People need a variety of venues to obtain information. Some people interpret better from written communication, others from face-to-face, and it requires really sending our information in a variety of different ways. We’ll try to offer it in multiple different forums, be it in groups as well as written. We also try to consider timing as well as different written formats.

When you are dealing with a change in strategy, with significant change in the organization, it requires face-to-face, along with many other platforms of communication. It depends on the type of information and the relevance to the reader. Some information is very targeted and some is very broad. It depends on the audience.

We like to do face-to-face when we’re talking about new service development, when we’re talking about any HR issues that might affect individuals directly.

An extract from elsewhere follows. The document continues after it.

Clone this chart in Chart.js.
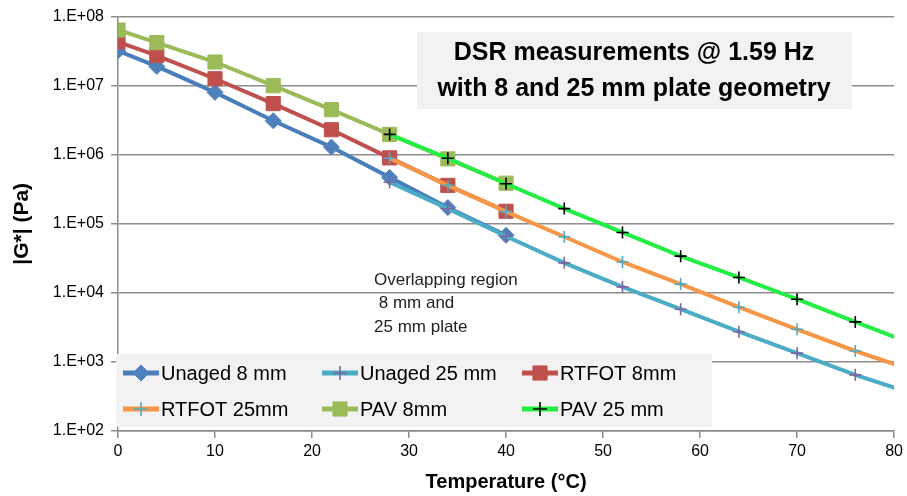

We also like to do face-to-face just for an interactive opportunity to ask questions and give progress reports.

You don’t always have the opportunity to stick to the schedule you started in the morning, and you have to make a decision to alter the events of the day. That is true with communication — where you need to make decisions to contact someone, meet with someone or with a group if there are issues or concerns that are raised.

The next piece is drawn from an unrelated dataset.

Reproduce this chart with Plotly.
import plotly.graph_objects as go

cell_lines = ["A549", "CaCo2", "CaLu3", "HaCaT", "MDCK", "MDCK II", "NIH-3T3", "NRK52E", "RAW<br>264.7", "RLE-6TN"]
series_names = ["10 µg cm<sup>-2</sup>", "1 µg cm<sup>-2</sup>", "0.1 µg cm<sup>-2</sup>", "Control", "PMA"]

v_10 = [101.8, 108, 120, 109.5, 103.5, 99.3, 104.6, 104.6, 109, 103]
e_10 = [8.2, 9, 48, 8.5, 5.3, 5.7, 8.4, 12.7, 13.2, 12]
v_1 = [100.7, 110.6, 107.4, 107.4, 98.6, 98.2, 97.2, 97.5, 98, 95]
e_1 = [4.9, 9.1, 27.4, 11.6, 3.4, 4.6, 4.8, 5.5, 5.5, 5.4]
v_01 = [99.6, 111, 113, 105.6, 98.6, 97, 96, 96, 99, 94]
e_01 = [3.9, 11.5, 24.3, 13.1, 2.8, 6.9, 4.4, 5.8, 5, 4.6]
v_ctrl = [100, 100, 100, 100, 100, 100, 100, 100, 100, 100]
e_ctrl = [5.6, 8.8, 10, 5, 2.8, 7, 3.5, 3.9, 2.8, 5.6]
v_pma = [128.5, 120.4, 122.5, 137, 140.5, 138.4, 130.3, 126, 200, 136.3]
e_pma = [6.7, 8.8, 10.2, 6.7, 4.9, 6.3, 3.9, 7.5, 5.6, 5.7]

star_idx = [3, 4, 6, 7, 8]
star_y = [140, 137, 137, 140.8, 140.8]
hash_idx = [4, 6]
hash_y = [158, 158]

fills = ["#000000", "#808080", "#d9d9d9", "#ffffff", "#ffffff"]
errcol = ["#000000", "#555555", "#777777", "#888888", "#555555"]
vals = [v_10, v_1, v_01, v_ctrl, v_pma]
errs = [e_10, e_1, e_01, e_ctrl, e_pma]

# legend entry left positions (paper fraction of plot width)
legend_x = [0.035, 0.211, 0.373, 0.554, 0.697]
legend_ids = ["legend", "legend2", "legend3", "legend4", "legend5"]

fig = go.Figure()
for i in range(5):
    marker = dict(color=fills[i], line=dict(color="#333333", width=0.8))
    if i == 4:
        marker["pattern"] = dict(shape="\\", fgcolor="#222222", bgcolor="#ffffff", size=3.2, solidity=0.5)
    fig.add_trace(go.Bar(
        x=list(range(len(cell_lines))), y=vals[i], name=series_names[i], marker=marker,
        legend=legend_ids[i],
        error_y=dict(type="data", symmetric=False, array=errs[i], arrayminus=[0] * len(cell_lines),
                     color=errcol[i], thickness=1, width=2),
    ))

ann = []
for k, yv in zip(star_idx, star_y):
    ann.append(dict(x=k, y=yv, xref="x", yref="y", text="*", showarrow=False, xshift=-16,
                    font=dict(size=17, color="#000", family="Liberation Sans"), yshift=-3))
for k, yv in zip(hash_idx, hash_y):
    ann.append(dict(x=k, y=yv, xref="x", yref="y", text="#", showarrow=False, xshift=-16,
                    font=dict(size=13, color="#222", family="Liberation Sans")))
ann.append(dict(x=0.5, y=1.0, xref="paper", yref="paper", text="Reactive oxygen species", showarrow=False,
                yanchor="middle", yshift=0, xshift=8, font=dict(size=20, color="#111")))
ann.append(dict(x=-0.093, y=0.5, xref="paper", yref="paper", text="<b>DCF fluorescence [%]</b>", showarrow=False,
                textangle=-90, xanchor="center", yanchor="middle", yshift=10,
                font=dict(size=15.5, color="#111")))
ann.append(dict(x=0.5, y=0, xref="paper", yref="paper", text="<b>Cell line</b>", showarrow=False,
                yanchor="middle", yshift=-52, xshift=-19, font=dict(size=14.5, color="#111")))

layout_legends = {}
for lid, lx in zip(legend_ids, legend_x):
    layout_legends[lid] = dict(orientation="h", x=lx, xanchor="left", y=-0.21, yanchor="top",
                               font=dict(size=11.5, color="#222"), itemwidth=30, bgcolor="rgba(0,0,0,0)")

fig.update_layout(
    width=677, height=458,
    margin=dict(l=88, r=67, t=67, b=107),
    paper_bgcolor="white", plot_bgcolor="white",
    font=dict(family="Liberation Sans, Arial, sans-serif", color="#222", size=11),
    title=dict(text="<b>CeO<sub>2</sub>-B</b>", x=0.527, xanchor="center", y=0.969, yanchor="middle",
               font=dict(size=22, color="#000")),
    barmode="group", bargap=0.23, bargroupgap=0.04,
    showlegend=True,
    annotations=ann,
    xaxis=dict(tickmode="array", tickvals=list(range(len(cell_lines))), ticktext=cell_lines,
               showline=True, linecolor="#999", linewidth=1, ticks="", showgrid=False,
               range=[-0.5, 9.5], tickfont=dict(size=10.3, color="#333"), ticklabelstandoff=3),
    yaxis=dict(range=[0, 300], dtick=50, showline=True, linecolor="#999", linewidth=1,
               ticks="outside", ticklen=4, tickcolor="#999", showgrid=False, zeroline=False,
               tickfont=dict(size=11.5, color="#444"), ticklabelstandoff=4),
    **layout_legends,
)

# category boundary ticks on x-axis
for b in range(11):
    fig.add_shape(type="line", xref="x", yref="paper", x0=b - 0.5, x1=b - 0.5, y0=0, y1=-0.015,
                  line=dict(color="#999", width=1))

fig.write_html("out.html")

It’s really that communication is the most important process that occurs in an organization, and you have to make time to do it correctly. Communication is always something you can improve upon. You’re never getting it just right.

Seek feedback on your communication. If you’re not reaching people, you’re wasting your time. If you’re not reaching people, they don’t have the information to perform correctly or interpret correctly. Information is two ways, so the information from the associates to the administrative staff is very key to make sure our function is suited to what it needs to be. I look at our position as that we’re here to support the real work that is done out there. If we are not connecting with communication, we are likely not performing the way we need to.

We seek feedback through a variety of things. One, by just asking associates, asking the patients, asking physicians, either through formal surveys, one-on-one or in meetings, talking about what is working and not working. We have done surveys that are very specific as to whether someone likes this type of communication better than that type. People are always willing to share that with you. Then it’s important that the organization responds to that.

Know how others see you. If you’re a leader with passion, I think it shows. And it’s a very basic characteristic to be seen as someone who presents consistent candor, someone who is right out there with information and is out there to share information with your people.

It has to be a part of your style, a desire to make your employees realize that you are about building trust and consistency. It’s about all of those things, and it’s a lot about appreciation of others and their contributions to the organization. No one accomplishes much by themselves. That’s why we have a constant team effort in this organization.